One example of that type of cybercrime occurred in Ukraine, where cyber criminals managed to cause power outages. Leading to a fear that hackers could one day, perhaps, cause a catastrophe at a nuclear power station resulting in a loss of life: Or, at least, power outages closer to home.
While hacking does pose risks, the other side of the coin is that it can also be seen as a way for society to fight back against the invasive political will. Politics is closely tied to wealth and the will of a corporate minority. No matter how you look at it, that corporate will has a huge effect on politics. A two-horse race that has been heavily lobbied on both sides hardly seems like a glamorous option; nor does it feel like real democracy. Certainly, allegations of corruption contained within the recent Guccifer 2.0 hacks, if proven to be true, demonstrate that cyber criminals can actually work for the people. As well as against them.
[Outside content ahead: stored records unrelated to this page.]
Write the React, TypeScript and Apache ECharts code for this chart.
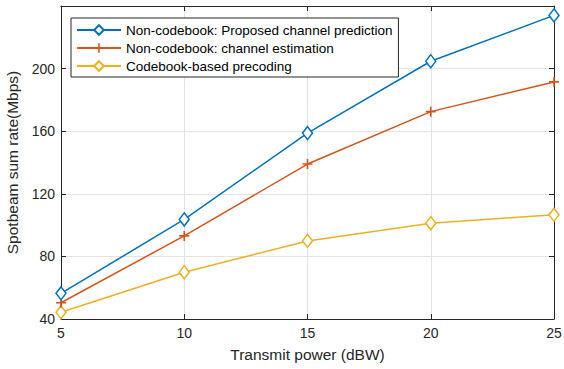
import React, { useEffect, useRef } from "react";
import * as echarts from "echarts";

const powers = [5, 10, 15, 20, 25];
const proposed = [56.4, 103.6, 158.8, 204.7, 234];
const estimation = [50.4, 93.1, 139, 172.5, 191.5];
const codebook = [44.3, 69.9, 89.9, 101.2, 106.6];
const seriesNames = [
  "Non-codebook: Proposed channel prediction",
  "Non-codebook: channel estimation",
  "Codebook-based precoding",
];
const colors = ["#0072BD", "#D95319", "#EDB120"];

const FONT = "'Liberation Sans', Arial, sans-serif";
const PLUS = "path://M4.2,0h1.6v10h-1.6z M0,4.2h10v1.6h-10z";

export default function App() {
  const ref = useRef<HTMLDivElement>(null);
  useEffect(() => {
    const chart = echarts.init(ref.current!, null, { renderer: "svg" });
    const axisColor = "#262626";
    const gridColor = "#e3e3e3";
    const mk = (name: string, vals: number[], i: number, sym: string, size: any) => ({
      name,
      type: "line",
      data: powers.map((p, k) => [p, vals[k]]),
      symbol: sym,
      symbolSize: size,
      showSymbol: true,
      lineStyle: { color: colors[i], width: 1.5 },
      itemStyle:
        sym === PLUS
          ? { color: colors[i], borderWidth: 0 }
          : { color: "#ffffff", borderColor: colors[i], borderWidth: 1.5 },
      z: 3 + (2 - i),
    });
    chart.setOption({
      animation: false,
      textStyle: { fontFamily: FONT },
      grid: { left: 61, right: 10, top: 6, bottom: 50, show: false, outerBoundsMode: "none", containLabel: false },
      legend: {
        orient: "vertical",
        left: 71,
        top: 18,
        itemWidth: 44,
        itemHeight: 12,
        itemGap: 4,
        itemTextGap: 5,
        padding: [5, 6, 4, 5],
        borderColor: "#262626",
        borderWidth: 1,
        backgroundColor: "#ffffff",
        textStyle: { fontSize: 13.5, color: "#000", fontFamily: FONT },
        data: seriesNames,
      },
      xAxis: [
        {
          type: "value",
          min: 5,
          max: 25,
          interval: 5,
          name: "Transmit power (dBW)",
          nameLocation: "middle",
          nameGap: 27,
          nameTextStyle: { fontSize: 15.5, color: axisColor, fontFamily: FONT },
          axisLine: { show: true, lineStyle: { color: axisColor, width: 1 } },
          axisTick: { show: true, inside: true, length: 5, lineStyle: { color: axisColor } },
          axisLabel: { fontSize: 14, color: axisColor, margin: 7, fontFamily: FONT },
          splitLine: { show: true, lineStyle: { color: gridColor, width: 1 } },
        },
        {
          type: "value",
          position: "top",
          min: 5,
          max: 25,
          interval: 5,
          axisLine: { show: true, onZero: false, lineStyle: { color: axisColor, width: 1 } },
          axisTick: { show: true, inside: true, length: 5, lineStyle: { color: axisColor } },
          axisLabel: { show: false },
          splitLine: { show: false },
        },
      ],
      yAxis: [
        {
          type: "value",
          min: 40,
          max: 240,
          interval: 40,
          name: "Spotbeam sum rate(Mbps)",
          nameLocation: "middle",
          nameGap: 36,
          nameTextStyle: { fontSize: 15.5, color: axisColor, fontFamily: FONT },
          axisLine: { show: true, lineStyle: { color: axisColor, width: 1 } },
          axisTick: { show: true, inside: true, length: 5, lineStyle: { color: axisColor } },
          axisLabel: {
            fontSize: 14,
            color: axisColor,
            margin: 6,
            fontFamily: FONT,
            formatter: (v: number) => (v >= 240 ? "" : String(v)),
          },
          splitLine: { show: true, lineStyle: { color: gridColor, width: 1 } },
        },
        {
          type: "value",
          position: "right",
          min: 40,
          max: 240,
          interval: 40,
          axisLine: { show: true, onZero: false, lineStyle: { color: axisColor, width: 1 } },
          axisTick: { show: true, inside: true, length: 5, lineStyle: { color: axisColor } },
          axisLabel: { show: false },
          splitLine: { show: false },
        },
      ],
      series: [
        mk(seriesNames[0], proposed, 0, "diamond", [10, 13]),
        mk(seriesNames[1], estimation, 1, PLUS, 10),
        mk(seriesNames[2], codebook, 2, "diamond", [10, 13]),
      ],
    });
    return () => chart.dispose();
  }, []);
  return <div ref={ref} style={{ width: 564, height: 369, position: "absolute", left: 0, top: 0, background: "#fff" }} />;
}
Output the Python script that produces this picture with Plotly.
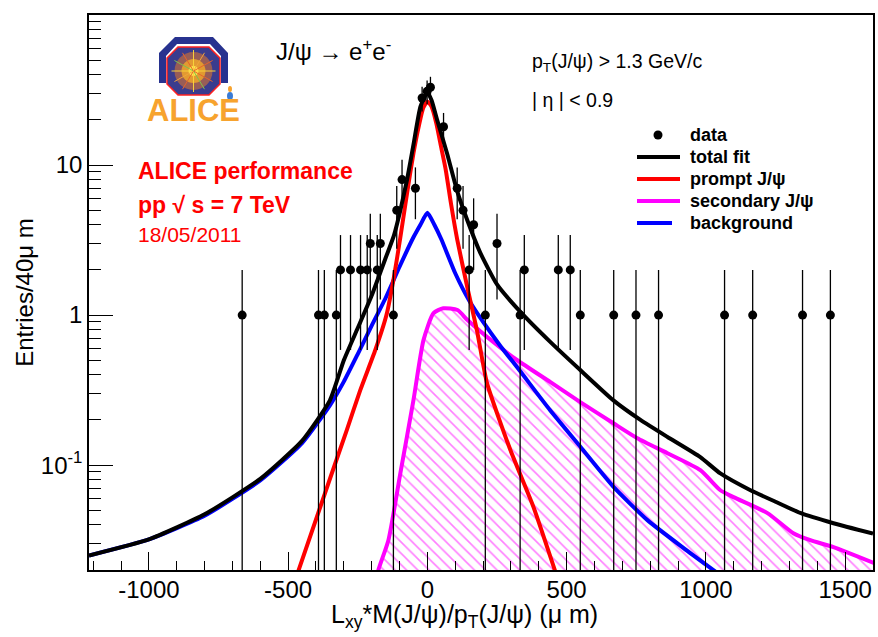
import numpy as np
import plotly.graph_objects as go

# ---------------- data ----------------
data_x = [-665, -391, -370, -327, -312, -276, -240, -216, -205, -180, -169, -122, -110, -91,
          -43, -19, -1, 11, 58, 107, 128, 150, 166, 208, 250, 333, 348, 470, 513, 549,
          669, 749, 830, 1067, 1168, 1347, 1447]
data_y = [1, 1, 1, 1, 2, 2, 2, 2, 3, 2, 3, 1, 5, 8,
          7, 28, 31, 33, 18, 7, 5, 2, 4, 1, 3, 1, 2, 2, 2, 1,
          1, 1, 1, 1, 1, 1, 1]

total_x = [-1215, -1000, -800, -600, -450, -350, -300, -250, -200, -150, -120, -97, -73, -49,
           -25, 0, 15, 35, 71, 107, 143, 190, 250, 334, 442, 549, 668, 765, 862, 980, 1052,
           1160, 1250, 1339, 1458, 1600]
total_y = [0.025, 0.032, 0.047, 0.081, 0.145, 0.27, 0.5, 0.82, 1.35, 2.4, 3.4, 5.0, 8.0, 14,
           24.5, 30.5, 27, 20, 11.9, 6.7, 4.3, 2.6, 1.6, 1.05, 0.66, 0.43, 0.27, 0.2, 0.154,
           0.113, 0.088, 0.068, 0.057, 0.048, 0.041, 0.035]

prompt_x = [-480, -384, -348, -290, -241, -187, -147, -120, -97, -73, -50, -30, -15, 0, 15,
            32, 50, 65, 85, 107, 143, 178, 214, 298, 381, 470]
prompt_y = [0.016, 0.053, 0.083, 0.17, 0.316, 0.585, 1.0, 1.8, 3.3, 6.5, 12, 18.5, 24, 26.5,
            24.5, 19, 13, 9.5, 5.5, 3.2, 1.54, 0.79, 0.352, 0.126, 0.0525, 0.017]

second_x = [-190, -176, -140, -97, -50, -14, 22, 57, 108, 144, 215, 323, 442, 549, 668, 754,
            862, 980, 1052, 1099, 1221, 1314, 1375, 1458, 1610]
second_y = [0.015, 0.02, 0.0316, 0.0885, 0.271, 0.681, 1.03, 1.11, 1.08, 0.926, 0.713, 0.50,
            0.357, 0.263, 0.19, 0.151, 0.12, 0.0926, 0.068, 0.0612, 0.0479, 0.0352, 0.0316,
            0.0284, 0.022]

bkg_x = [-1215, -1000, -800, -600, -450, -350, -300, -250, -200, -150, -100, -50, -25, 0,
         25, 50, 100, 150, 200, 260, 330, 440, 550, 670, 790, 920, 1060]
bkg_y = [0.025, 0.032, 0.046, 0.079, 0.14, 0.25, 0.36, 0.55, 0.85, 1.3, 2.1, 3.3, 4.0, 4.8,
         4.0, 3.2, 1.9, 1.25, 0.9, 0.63, 0.43, 0.233, 0.132, 0.071, 0.043, 0.028, 0.018]

x_tickvals = [-1000, -500, 0, 500, 1000, 1500]
x_ticktext = ["-1000", "-500", "0", "500", "1000", "1500"]
y_tickvals = [0.1, 1, 10, 100]
y_ticktext = ["10<sup>-1</sup>", "1", "10", "10<sup>2</sup>"]

legend_names = ["data", "total fit", "prompt J/ψ", "secondary J/ψ", "background"]
legend_colors = ["black", "black", "#ff0000", "#ff00ff", "#0000ff"]

# ---------------- figure ----------------
W, H = 878, 637
L, R, T, B = 89, 5, 15, 67
pw, ph = W - L - R, H - T - B


def px(x):
    return (x - L) / pw


def py(y):
    return (H - B - y) / ph


FONT = "Liberation Sans, Arial, Helvetica, sans-serif"
fig = go.Figure()

# hatched secondary area (baseline below the axis range)
fig.add_trace(go.Scatter(x=second_x, y=[1e-3] * len(second_x), mode="lines",
                         line=dict(width=0, color="rgba(0,0,0,0)"), showlegend=False,
                         hoverinfo="skip"))
fig.add_trace(go.Scatter(x=second_x, y=second_y, mode="lines", fill="tonexty",
                         fillcolor="rgba(0,0,0,0)",
                         fillpattern=dict(shape="\\", fgcolor="#ff00ff", bgcolor="rgba(0,0,0,0)",
                                          size=8, solidity=0.2, fillmode="overlay"),
                         line=dict(width=0, color="#ff00ff", shape="spline", smoothing=0.6),
                         showlegend=False, hoverinfo="skip"))

fig.add_trace(go.Scatter(x=second_x, y=second_y, mode="lines", name=legend_names[3],
                         line=dict(color="#ff00ff", width=4, shape="spline", smoothing=0.6)))
fig.add_trace(go.Scatter(x=bkg_x, y=bkg_y, mode="lines", name=legend_names[4],
                         line=dict(color="#0000ff", width=4, shape="spline", smoothing=0.5)))
fig.add_trace(go.Scatter(x=prompt_x, y=prompt_y, mode="lines", name=legend_names[2],
                         line=dict(color="#ff0000", width=4, shape="spline", smoothing=0.5)))
fig.add_trace(go.Scatter(x=total_x, y=total_y, mode="lines", name=legend_names[1],
                         line=dict(color="black", width=4, shape="spline", smoothing=0.5)))

err = np.sqrt(np.array(data_y, dtype=float))
err_minus = np.minimum(err, np.array(data_y, dtype=float) * 0.999)
fig.add_trace(go.Scatter(x=data_x, y=data_y, mode="markers", name=legend_names[0],
                         marker=dict(color="black", size=9, symbol="circle"),
                         error_y=dict(type="data", symmetric=False, array=err,
                                      arrayminus=err_minus, color="black", thickness=1.3,
                                      width=0)))

minor_y = [m * 10.0 ** e for e in range(-2, 2) for m in range(2, 10)]

fig.update_layout(
    width=W, height=H,
    margin=dict(l=L, r=R, t=T, b=B, autoexpand=False),
    paper_bgcolor="white", plot_bgcolor="white",
    font=dict(family=FONT, color="black"),
    showlegend=False,
    xaxis=dict(range=[-1215, 1600], showgrid=False, zeroline=False,
               tickmode="array", tickvals=x_tickvals, ticktext=x_ticktext,
               ticks="inside", ticklen=18,
               tickwidth=1, tickcolor="black", showline=True, linecolor="black",
               linewidth=1.5, mirror=True, tickfont=dict(size=24), ticklabelstandoff=-3,
               minor=dict(dtick=100, tick0=0, ticks="inside", ticklen=9,
                          tickcolor="black", tickwidth=1)),
    yaxis=dict(type="log", range=[np.log10(0.02), 2], showgrid=False, zeroline=False,
               tickmode="array", tickvals=y_tickvals, ticktext=y_ticktext,
               ticks="inside", ticklen=24, tickwidth=1, tickcolor="black",
               showline=True, linecolor="black", linewidth=1.5, mirror=True,
               tickfont=dict(size=24),
               minor=dict(tickmode="array", tickvals=minor_y, ticks="inside",
                          ticklen=12, tickcolor="black", tickwidth=1),
               title=dict(text="Entries/40μ m", font=dict(size=24), standoff=0)),
)

# ---------------- annotations ----------------
def ann(text, x, y, size, color="black", xanchor="left", bold=False):
    if bold:
        text = "<b>" + text + "</b>"
    fig.add_annotation(text=text, x=px(x), y=py(y), xref="paper", yref="paper",
                       xanchor=xanchor, yanchor="middle", showarrow=False,
                       font=dict(size=size, color=color, family=FONT))


# x-axis title (placed like the ROOT title, right under the tick labels)
ann("L<sub>xy</sub>*M(J/ψ)/p<sub>T</sub>(J/ψ) (μ m)", 464, 616, 25, xanchor="center")

ann("J/ψ → e<sup>+</sup>e<sup>-</sup>", 333, 50, 24, xanchor="center")
ann("p<sub>T</sub>(J/ψ) > 1.3 GeV/c", 530, 62, 19.5)
ann("| η | < 0.9", 530, 100, 19.5)
ann("ALICE performance", 136, 171, 23, color="#ff0000", bold=True)
ann("pp √ s = 7 TeV", 136, 205, 23, color="#ff0000", bold=True)
ann("18/05/2011", 136, 235, 21, color="#ff0000")

# ---------------- legend (ROOT style, drawn in the corner) ----------------
leg_y = [135, 157, 179, 201, 223]
for i, (name, col) in enumerate(zip(legend_names, legend_colors)):
    yy = leg_y[i]
    if i == 0:
        fig.add_shape(type="circle", xref="paper", yref="paper",
                      x0=px(653.5), x1=px(662.5), y0=py(yy + 4.5), y1=py(yy - 4.5),
                      fillcolor="black", line=dict(width=0))
    else:
        x_end = 672 if i == 4 else 680
        fig.add_shape(type="line", xref="paper", yref="paper",
                      x0=px(637), x1=px(x_end), y0=py(yy), y1=py(yy),
                      line=dict(color=col, width=4))
    ann(name, 688, yy, 18, bold=True)

# ---------------- ALICE logo (drawn with shapes) ----------------
def path(points):
    return "M " + " L ".join(f"{px(a):.5f},{py(b):.5f}" for a, b in points) + " Z"


outer = [(159, 83), (159, 53), (175, 37), (213, 37), (228, 53), (228, 83), (221, 83),
         (221, 56), (210, 44), (177, 44), (166, 56), (166, 83)]
fig.add_shape(type="path", path=path(outer), xref="paper", yref="paper",
              fillcolor="#27328f", line=dict(width=0), layer="above")
inner = [(178, 47), (209, 47), (220, 58), (220, 84), (209, 95), (178, 95), (167, 84), (167, 58)]
fig.add_shape(type="path", path=path(inner), xref="paper", yref="paper",
              fillcolor="#3a3c8e", line=dict(width=1.5, color="#ff2020"), layer="above")
cx, cy = 193.5, 71
for r, col in [(19, "rgba(230,120,40,0.55)"), (12, "rgba(245,170,40,0.8)"),
               (5, "rgba(255,230,80,1)")]:
    fig.add_shape(type="circle", xref="paper", yref="paper",
                  x0=px(cx - r), x1=px(cx + r), y0=py(cy + r), y1=py(cy - r),
                  fillcolor=col, line=dict(width=0), layer="above")
for ang, col in zip(range(0, 360, 30),
                    ["#f7d23a", "#e8632a", "#7fc24a", "#f7d23a", "#e8632a", "#f2a33a",
                     "#f7d23a", "#7fc24a", "#e8632a", "#f7d23a", "#f2a33a", "#e8632a"]):
    a = np.radians(ang)
    fig.add_shape(type="line", xref="paper", yref="paper",
                  x0=px(cx), y0=py(cy), x1=px(cx + 22 * np.cos(a)), y1=py(cy + 21 * np.sin(a)),
                  line=dict(color=col, width=1), layer="above")
fig.add_shape(type="circle", xref="paper", yref="paper",
              x0=px(227), x1=px(233), y0=py(100), y1=py(92),
              fillcolor="#3a7bd5", line=dict(width=0), layer="above")
fig.add_shape(type="circle", xref="paper", yref="paper",
              x0=px(228), x1=px(232), y0=py(92), y1=py(86),
              fillcolor="#f7a32e", line=dict(width=0), layer="above")
fig.add_annotation(text="<b>ALICE</b>", x=px(193), y=py(110), xref="paper", yref="paper",
                   xanchor="center", yanchor="middle", showarrow=False,
                   font=dict(size=31, color="#f7a32e", family=FONT))

fig.write_html("out.html", config={"displayModeBar": False},
               post_script="document.body.style.margin='0px';")
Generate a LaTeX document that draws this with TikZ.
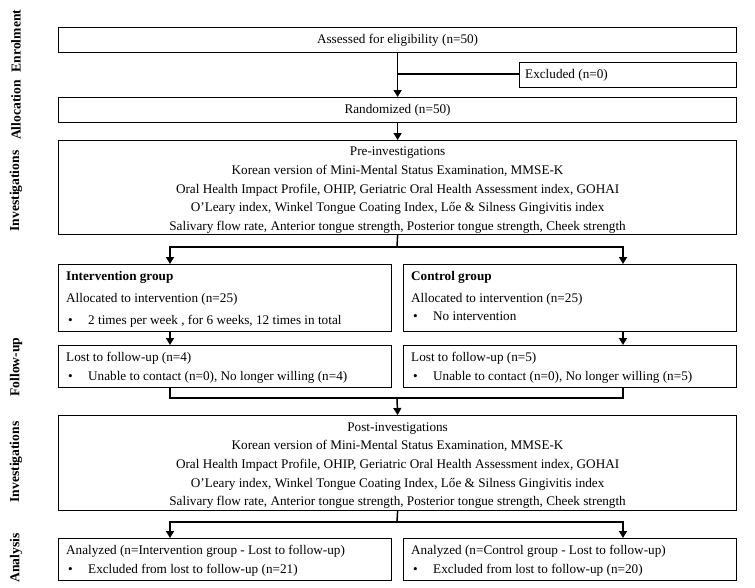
\documentclass[tikz,border=0pt]{standalone}
\usepackage{fontspec}
\setmainfont{Liberation Serif}
\usetikzlibrary{arrows.meta}
\begin{document}
\begin{tikzpicture}[x=1pt,y=-1pt,
  box/.style={draw, line width=1.2pt, inner sep=0pt, anchor=north west},
  txt/.style={font=\fontsize{13.2}{18.6}\selectfont},
  ln/.style={line width=1.5pt},
  arr/.style={line width=1.5pt, -{Triangle[width=8pt,length=7pt]}},
  side/.style={font=\fontsize{13.6}{16}\selectfont\bfseries, rotate=90, anchor=center},
  lt/.style={txt, anchor=base west, inner sep=0pt}
]
\useasboundingbox (0,0) rectangle (755,587);

% side labels
\node[side] (sEn) at (16,41) {Enrolment};
\node[side] (sAl) at (16,110) {Allocation};
\node[side] (sI1) at (16,191) {Investigations};
\node[side] (sFo) at (16,367) {Follow-up};
\node[side] (sI2) at (16,462) {Investigations};
\node[side] (sAn) at (16,558) {Analysis};

% boxes
\node[box, minimum width=678pt, minimum height=25pt] (b1) at (58,27) {};
\node[txt] (b1t) at (b1.center) {Assessed for eligibility (n=50)};
\node[box, minimum width=217pt, minimum height=25pt] (ex) at (519,62) {};
\node[lt, anchor=west] (ext) at ([xshift=6pt]ex.west) {Excluded (n=0)};
\node[box, minimum width=678pt, minimum height=25pt] (rand) at (58,97) {};
\node[txt] (randt) at (rand.center) {Randomized (n=50)};

\node[box, minimum width=678pt, minimum height=94pt] (pre) at (58,140) {};
\node[txt, align=center] (pret) at ([yshift=-2.5pt]pre.center) {Pre-investigations\\
Korean version of Mini-Mental Status Examination, MMSE-K\\
Oral Health Impact Profile, OHIP, Geriatric Oral Health Assessment index, GOHAI\\
O’Leary index, Winkel Tongue Coating Index, Lőe \& Silness Gingivitis index\\
Salivary flow rate, Anterior tongue strength, Posterior tongue strength, Cheek strength};

\node[box, minimum width=333pt, minimum height=67pt] (int) at (58,264) {};
\node[box, minimum width=333pt, minimum height=67pt] (ctl) at (403,264) {};
\node[lt, font=\fontsize{13.2}{15}\selectfont\bfseries] (intt1) at (66,280) {Intervention group};
\node[lt] (intt2) at (66,302) {Allocated to intervention (n=25)};
\node[lt] (intb) at (68,324) {•};
\node[lt] (intt3) at (88,324) {2 times per week , for 6 weeks, 12 times in total};
\node[lt, font=\fontsize{13.2}{15}\selectfont\bfseries] (ctlt1) at (411,280) {Control group};
\node[lt] (ctlt2) at (411,302) {Allocated to intervention (n=25)};
\node[lt] (ctlb) at (413,320) {•};
\node[lt] (ctlt3) at (433,320) {No intervention};

\node[box, minimum width=333pt, minimum height=42pt] (lostI) at (58,345) {};
\node[box, minimum width=333pt, minimum height=42pt] (lostC) at (403,345) {};
\node[lt] (lIt1) at (66,361) {Lost to follow-up (n=4)};
\node[lt] (lIb) at (68,380) {•};
\node[lt] (lIt2) at (88,380) {Unable to contact (n=0), No longer willing (n=4)};
\node[lt] (lCt1) at (411,361) {Lost to follow-up (n=5)};
\node[lt] (lCb) at (413,380) {•};
\node[lt] (lCt2) at (433,380) {Unable to contact (n=0), No longer willing (n=5)};

\node[box, minimum width=678pt, minimum height=95pt] (post) at (58,415) {};
\node[txt, align=center] (postt) at ([yshift=-2.5pt]post.center) {Post-investigations\\
Korean version of Mini-Mental Status Examination, MMSE-K\\
Oral Health Impact Profile, OHIP, Geriatric Oral Health Assessment index, GOHAI\\
O’Leary index, Winkel Tongue Coating Index, Lőe \& Silness Gingivitis index\\
Salivary flow rate, Anterior tongue strength, Posterior tongue strength, Cheek strength};

\node[box, minimum width=333pt, minimum height=42pt] (anI) at (58,538) {};
\node[box, minimum width=333pt, minimum height=42pt] (anC) at (403,538) {};
\node[lt] (aIt1) at (66,554) {Analyzed (n=Intervention group - Lost to follow-up)};
\node[lt] (aIb) at (68,573) {•};
\node[lt] (aIt2) at (88,573) {Excluded from lost to follow-up (n=21)};
\node[lt] (aCt1) at (411,554) {Analyzed (n=Control group - Lost to follow-up)};
\node[lt] (aCb) at (413,573) {•};
\node[lt] (aCt2) at (433,573) {Excluded from lost to follow-up (n=20)};

% coordinates
\coordinate (j1) at (397,74);
\coordinate (h1) at (397,247);
\coordinate (h2) at (397,398);
\coordinate (h3) at (397,522);
\coordinate (xL) at (170,0);
\coordinate (xR) at (623,0);

% connectors
\draw[arr] (b1.south) -- (rand.north);
\draw[ln] (j1) -- (j1 -| ex.west);
\draw[arr] (rand.south) -- (pre.north);
\draw[ln] (pre.south) -- (h1);
\draw[arr] (h1) -| (xL |- int.north);
\draw[arr] (h1) -| (xR |- ctl.north);
\draw[arr] (xL |- int.south) -- (xL |- lostI.north);
\draw[arr] (xR |- ctl.south) -- (xR |- lostC.north);
\draw[ln] (xL |- lostI.south) |- (h2);
\draw[ln] (xR |- lostC.south) |- (h2);
\draw[arr] (h2) -- (post.north);
\draw[ln] (post.south) -- (h3);
\draw[arr] (h3) -| (xL |- anI.north);
\draw[arr] (h3) -| (xR |- anC.north);
\end{tikzpicture}
\end{document}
With that in mind, the ability to hack into the computers of government agencies or party leaders (for the reason of exposing corruption) is one of humanity’s last hopes for regaining control of how policy is decided. Democracy as it was intended, and along with it a renewed respect for the freedom and privacy of the general population. Rights that need to be prised out of the hands of the corporate hidden hand and its proxy governments.
The death of privacy?
In the UK, William Hague has only recently announced his opinion that nobody has an absolute right to privacy,
‘In a world where private information can quite often protect the taxpayer, or stop a multitude of crimes, or save lives, in my view there can ultimately be no absolute right to privacy. There can be many powerful constraints on intruding into that privacy, but there has to be what there has been in the past, a sense of shared responsibilities between service providers and governments to protect both security and privacy as best they can.’
Am I the only one that thinks everyone has an absolute right to privacy, until, at least, they have been proven to be strongly suspected of committing a crime? Once under investigation for a crime for which there is evidence of their involvement, by all means may a court rule that the person should be investigated – including a search of their digital presence.
As it stands, however, the death of privacy that is currently being forced upon Western nations feels in danger of exploding; and spreading into the real world as well (as opposed to remaining in the digital realm).
Just recently, when talking about the San Bernardino massacre, Republican presidential candidate Donald Trump voiced his opinion that,
‘We need to make sure every single person involved in this plan, including anyone who knew something, but didn’t tell us, is brought to justice. These people need to have consequences, big consequences.’
That opinion demonstrates his will for a worrying alteration to the kinds of freedom and privacy that people within society are entitled to. He is literally saying that a person becomes a criminal simply for minding their own business. The description of a world where ‘live and let live’ is outlawed and you are prosecuted for silently going about your day.
Could this belief amongst the political elite be a sign of where invasive digital policies are taking us?